Summer 2017

An Ounce of Prevention

Tom Mason, member of the Board, Medical Ambassadors International

Dr. Ken Cooper of the Cooper Clinic in Dallas, Texas, founded his clinic in 1970 on the concept of preventative medicine. The focus of this clinic from the beginning has been on health assessment and counseling aimed not at curing sick people, but at helping well people stay well. Dr. Cooper has often said, “It is far easier to maintain good health than it is to restore good health after it is lost.”

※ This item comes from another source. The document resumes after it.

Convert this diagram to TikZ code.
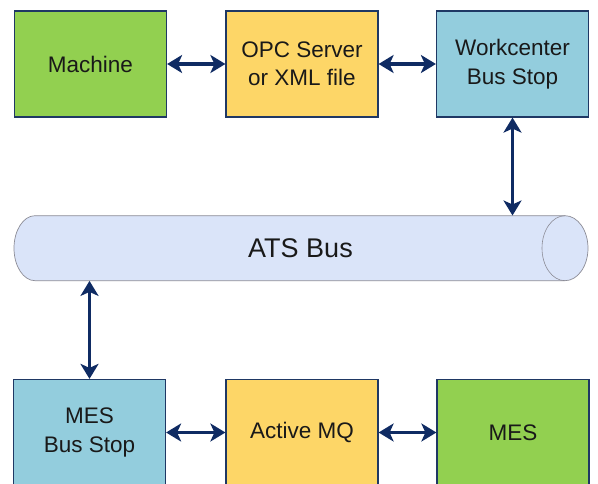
\documentclass[tikz,border=0pt]{standalone}
\usepackage{fontspec}
\setmainfont{Liberation Sans}
\usetikzlibrary{arrows.meta}
\definecolor{boxgreen}{HTML}{92D050}
\definecolor{boxyellow}{HTML}{FDD667}
\definecolor{boxblue}{HTML}{93CDDD}
\definecolor{busfill}{HTML}{DAE4F9}
\definecolor{navy}{HTML}{1F3864}
\definecolor{arrnavy}{HTML}{0F2B63}
\definecolor{busline}{HTML}{8C8C96}
\tikzset{
  blk/.style={draw=navy, line width=1.2pt, minimum width=152pt, minimum height=106pt,
    inner sep=0pt, align=center, text=black!90, font=\fontsize{22.5}{28.5}\selectfont},
  conn/.style={draw=arrnavy, line width=3.6pt,
    {Stealth[length=15pt,width=18pt,inset=4pt]}-{Stealth[length=15pt,width=18pt,inset=4pt]}}
}
\begin{document}
\begin{tikzpicture}[x=1pt,y=-1pt]
\clip (0,0) rectangle (598,484);
\fill[white] (0,0) rectangle (598,484);
% top row
\node[blk, fill=boxgreen] (mach) at (90.5,64) {Machine};
\node[blk, fill=boxyellow] (opc) at (302,64) {OPC Server\\or XML file};
\node[blk, fill=boxblue] (wc) at (512.5,64) {Workcenter\\Bus Stop};
% bottom row
\node[blk, fill=boxblue] (mesbs) at (89.5,432.5) {MES\\Bus Stop};
\node[blk, fill=boxyellow] (amq) at (302,432.5) {Active MQ};
\node[blk, fill=boxgreen] (mes) at (513,432.5) {MES};
% bus cylinder
\filldraw[fill=busfill, draw=busline, line width=0.7pt]
  (565,215.7) -- (35,215.7) arc[start angle=90, end angle=270, x radius=21pt, y radius=32.5pt]
  -- (565,280.7) arc[start angle=270, end angle=450, x radius=23pt, y radius=32.5pt] -- cycle;
\draw[busline, line width=0.6pt] (565,215.7) arc[start angle=90, end angle=270, x radius=23pt, y radius=32.5pt];
\node[minimum width=573pt, minimum height=65pt, inner sep=0pt,
  font=\fontsize{27}{32}\selectfont, text=black!90] (bus) at (300.5,248.2) {ATS Bus};
% connectors
\draw[conn] (mach.east) -- (opc.west);
\draw[conn] (opc.east) -- (wc.west);
\draw[conn] (wc.south) -- (wc.south |- bus.north);
\draw[conn] (mesbs.north |- bus.south) -- (mesbs.north);
\draw[conn] (mesbs.east) -- (amq.west);
\draw[conn] (amq.east) -- (mes.west);
\end{tikzpicture}
\end{document}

That philosophy is at the heart of prevention. We live in a time of unprecedented information available on a worldwide basis that helps people understand the causes of preventable illness and the key steps to keeping those illnesses from damaging lives. One of the keys to better health on a global scale is the dissemination of that information and the providing of tools and preventive training. This is at the heart of Community Health Evangelism (CHE) and the mission of Medical Ambassadors International, along with a calling to also address spiritual illness by the sharing of the Gospel and the planting of churches.

It is far easier to maintain good health than it is to restore good health after it is lost.

When I think of the power of prevention, I am carried back to my childhood. I am old enough to recall a time when polio caused fear and trembling for every mother. It was a debilitating disease, affecting mainly the young, and its causes were poorly understood. My wife and I attended high school together, and among our classmates was a beautiful and charming girl who had battled polio as a child.  As a teenager, her legs carried braces and her mobility was limited. No running, no basketball, no cheerleading, and I am sure she suffered pain, both as a child and in her teen years.

In the years that followed, my wife and I married and raised four children. We have since also had the blessing of seven grandchildren, and not once in all that time, either with our children or our grandchildren, did we ever worry about polio. Not once, thanks to Dr. Jonas Salk. The thing that changed all of this was not the invention of a medicine that cured polio, but rather the creation of a vaccine by Dr. Salk which prevented the disease from developing in the first place.

Even so, sixty-three years after Dr. Salk announced his vaccine, there are remote parts of the world where polio is still a problem. Today’s cases exist in only three countries—Afghanistan, Nigeria, and Pakistan—which are countries with low vaccination rates.

This is but one example, as dramatic as it is, of the power of prevention in eradicating illnesses and improving the quality of life. Far simpler examples, such as training young women on the proper cleansing and handling of eating utensils, or training villages on the proper disposal of sewage, have had an equally profound impact on improving the physical health of some of the least served areas of the world.

For more than thirty years, Medical Ambassadors International has served these least-served areas with help and compassion. Through hands-on training and the sharing of tools and information, this organization has stood in the gap by providing the most important key there is to disease prevention—knowledge.